Lazy, loud, and underdeveloped The first sequence promises that the film will be something new, smart and exciting and thereafter never meets that expectation. This film is wrought with platitudes, lazy writing, confusing action, and worst of all no real insight into the cat and mouse play and mentality of Melvin Pervis and John Dillinger. Furthermore, the most interesting aspects of the story, the camaraderie of the criminals and their careful planning before each heist, is almost entirely ignored. The film settles to force a trite love story down our throats while all of the characters are conveyed solely through what they say about themselves. Basically, the film is lacking what is called "conversation" which is poorly replaced by monologues and proclamations.

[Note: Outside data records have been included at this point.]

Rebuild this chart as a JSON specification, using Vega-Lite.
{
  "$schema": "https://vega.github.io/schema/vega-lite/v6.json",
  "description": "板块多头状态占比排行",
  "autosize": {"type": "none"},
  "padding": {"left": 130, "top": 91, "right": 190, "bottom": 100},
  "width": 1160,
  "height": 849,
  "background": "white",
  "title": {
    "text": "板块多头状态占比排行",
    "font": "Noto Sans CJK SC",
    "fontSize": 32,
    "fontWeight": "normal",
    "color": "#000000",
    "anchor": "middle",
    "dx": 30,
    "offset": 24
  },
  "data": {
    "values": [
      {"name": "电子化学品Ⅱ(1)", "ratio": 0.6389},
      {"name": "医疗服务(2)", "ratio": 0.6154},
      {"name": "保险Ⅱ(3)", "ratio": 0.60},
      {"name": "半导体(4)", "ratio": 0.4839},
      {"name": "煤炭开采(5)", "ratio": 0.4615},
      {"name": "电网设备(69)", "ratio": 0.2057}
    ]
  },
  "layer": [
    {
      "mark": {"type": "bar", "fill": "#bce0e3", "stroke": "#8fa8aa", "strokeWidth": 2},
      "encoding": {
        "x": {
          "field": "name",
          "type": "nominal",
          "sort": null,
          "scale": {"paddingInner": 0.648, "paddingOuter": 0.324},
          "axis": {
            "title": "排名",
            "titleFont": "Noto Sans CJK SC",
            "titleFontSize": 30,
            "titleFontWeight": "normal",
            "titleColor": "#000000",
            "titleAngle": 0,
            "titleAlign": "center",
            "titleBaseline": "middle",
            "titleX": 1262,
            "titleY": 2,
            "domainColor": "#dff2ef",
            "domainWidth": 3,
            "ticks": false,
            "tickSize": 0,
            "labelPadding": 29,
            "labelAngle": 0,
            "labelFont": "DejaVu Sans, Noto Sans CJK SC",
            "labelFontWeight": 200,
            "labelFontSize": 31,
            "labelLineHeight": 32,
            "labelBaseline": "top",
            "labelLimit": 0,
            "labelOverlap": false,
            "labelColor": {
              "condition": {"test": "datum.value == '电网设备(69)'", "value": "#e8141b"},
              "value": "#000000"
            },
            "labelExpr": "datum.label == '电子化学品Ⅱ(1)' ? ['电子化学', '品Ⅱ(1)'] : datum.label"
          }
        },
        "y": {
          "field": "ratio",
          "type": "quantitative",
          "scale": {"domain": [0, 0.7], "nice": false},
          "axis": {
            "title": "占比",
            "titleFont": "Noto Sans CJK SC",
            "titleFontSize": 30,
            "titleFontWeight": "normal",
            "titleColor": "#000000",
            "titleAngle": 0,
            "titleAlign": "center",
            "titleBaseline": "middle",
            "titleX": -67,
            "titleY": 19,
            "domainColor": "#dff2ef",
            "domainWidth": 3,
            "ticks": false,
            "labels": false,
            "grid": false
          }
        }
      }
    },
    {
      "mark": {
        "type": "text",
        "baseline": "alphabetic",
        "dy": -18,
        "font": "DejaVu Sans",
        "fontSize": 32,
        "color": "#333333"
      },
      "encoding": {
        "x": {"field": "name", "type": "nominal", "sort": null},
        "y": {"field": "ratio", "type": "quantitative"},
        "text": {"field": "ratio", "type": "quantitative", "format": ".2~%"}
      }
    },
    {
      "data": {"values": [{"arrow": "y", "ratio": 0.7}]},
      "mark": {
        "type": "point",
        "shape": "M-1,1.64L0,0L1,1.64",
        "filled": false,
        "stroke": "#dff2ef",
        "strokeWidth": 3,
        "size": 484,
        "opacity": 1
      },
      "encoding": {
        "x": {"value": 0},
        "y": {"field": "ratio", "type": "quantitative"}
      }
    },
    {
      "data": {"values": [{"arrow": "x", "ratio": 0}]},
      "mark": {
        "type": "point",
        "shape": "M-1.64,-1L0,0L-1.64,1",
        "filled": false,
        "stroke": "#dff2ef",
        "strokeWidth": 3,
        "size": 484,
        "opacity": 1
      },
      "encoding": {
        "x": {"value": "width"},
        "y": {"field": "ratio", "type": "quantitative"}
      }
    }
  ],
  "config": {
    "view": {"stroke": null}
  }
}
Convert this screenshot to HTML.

Another significant disappointment is that this film introduces few new things to the mythology of John Dillinger. There was a film in the 80s I believe called "Dillinger" which was an hour shorter and conveyed all of the relevant events of "Public Enemies". The only real difference between the two is that in the former a fabricated love story is absent and replaced by convincing acting and character depth. There is no sense in "Public Enemies" that John Dillinger is confronting the disorder of the Depression, no sense that he represents a departure from the status quo of the times, and no sense that any of it really matters in a meaningful way. The FBI exist because of John Dillinger, Hoover achieved the power he did because of John Dillinger, the nation found him to be a hero, none of which had anything to do with a girlfriend who gets slapped around for harboring fugitives and lying to investigators about a thief and a murderer.
One final point, John Dillinger kills not a single person in this movie for reasons I can only assume relate to inspiring false-pity. While this film could have given depth and insight into an almost folk-hero, it resigns itself to forced-love, loud and confusing action, and, as Michael Mann always provides, poor cutting and silly camera usage.